What has determined Bush’s attitude toward the United Nations, the World Court, international treaties (such as the nuclear test ban treaty), and our allies France and Germany?

One of the central metaphors of American foreign policy is that of the nation-as-person in a world community, where there are neighborhoods and neighbors, friendly states, enemy states, and rogue states. In this metaphor, there are adult and child states. The industrialized states are the grown-ups and the developing and underdeveloped nations are the children.

In the strict father model, the adults tell the children what to do, and if they don’t do it, they are punished, say, with “fiscal discipline” or military intervention. A “police action” suggests intervening to enforce obedience to the law—of the adult states. In this metaphor, it is in the interest of a person to be strong, healthy, and influential, so it is in the national interest to be militarily strong, economically healthy, and politically influential.

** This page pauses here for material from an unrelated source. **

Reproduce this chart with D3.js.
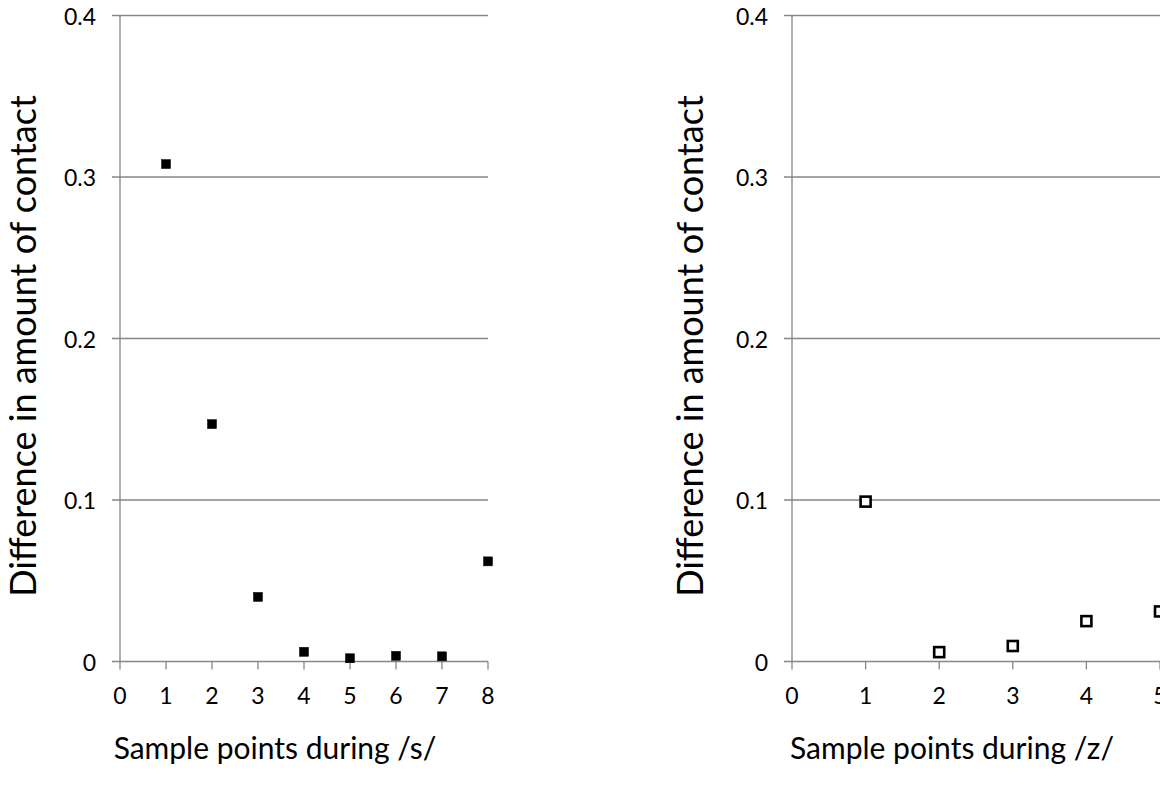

The United States is the most industrialized and most powerful nation, and it assumes it knows right from wrong and acts morally—indeed, that it is a moral paragon in the world that knows inherently how other countries should be run. Its essence at its founding was to be good. It is the very model of a strict father. The strict father is the leader of the family, both the strongest person and the moral authority. So, in the world community, which consists mostly of developing and underdeveloped nations, the United States is the moral authority, and it enforces this authority through strength, through military and financial power.

This is not old-school realpolitik, maximizing self-interest
and no more. Force is used in the name of good and freedom from evil and oppression. The self-interest of the United States is, in this view, for the good of the world. Our self-interest is theirs too. It is classic “this may hurt but it’s for your own good” strict father logic.

Just as the strict father should never give up his authority in the family, so the United States should never abandon its sovereignty in the world. Not to the UN. Not to its closest allies. Not to the World Court. Even if it means opting out of treaty obligations.

Just as the strict father enforces his judgment with force, so should the United States.

Just as the strict father should act in advance to prevent children from becoming rebellious and challenging his authority, so the United States should strike preemptively to prevent other nations from challenging the hegemony of the United States.

Just as the strict father acts benignly for the benefit of all, so the United States acts benignly for the sake of peace and freedom. Our allies should recognize this.

During the occupation of Iraq, the United States has run the country, determined which Iraqis could have governing power and, to a large extent, what the Iraqi constitution could say. How is this seen as “freedom” for the Iraqis?

Just as children first have to be under the discipline of the father and learn right from wrong, then learn internal discipline, so the Iraqis must first be ruled by the United States and be told how to write a Constitution, then learn how to gain the internal discipline to govern themselves. And just as a child newly reaching adulthood will make mistakes, so will a new democracy like Iraq.

As President Bush said in his second inaugural: “Self-government relies, in the end, on the government of the self.” The government of the self is the internal discipline required to be moral. Applied to Iraq, this means that Iraqi democracy (self-government)
requires an Iraqi governing force that maintains legitimate order inside Iraq (the government of the self). The Iraqis must learn internal discipline just as a child must. And the father may withdraw the threat of punishment—bring the troops home—only when self-discipline is achieved.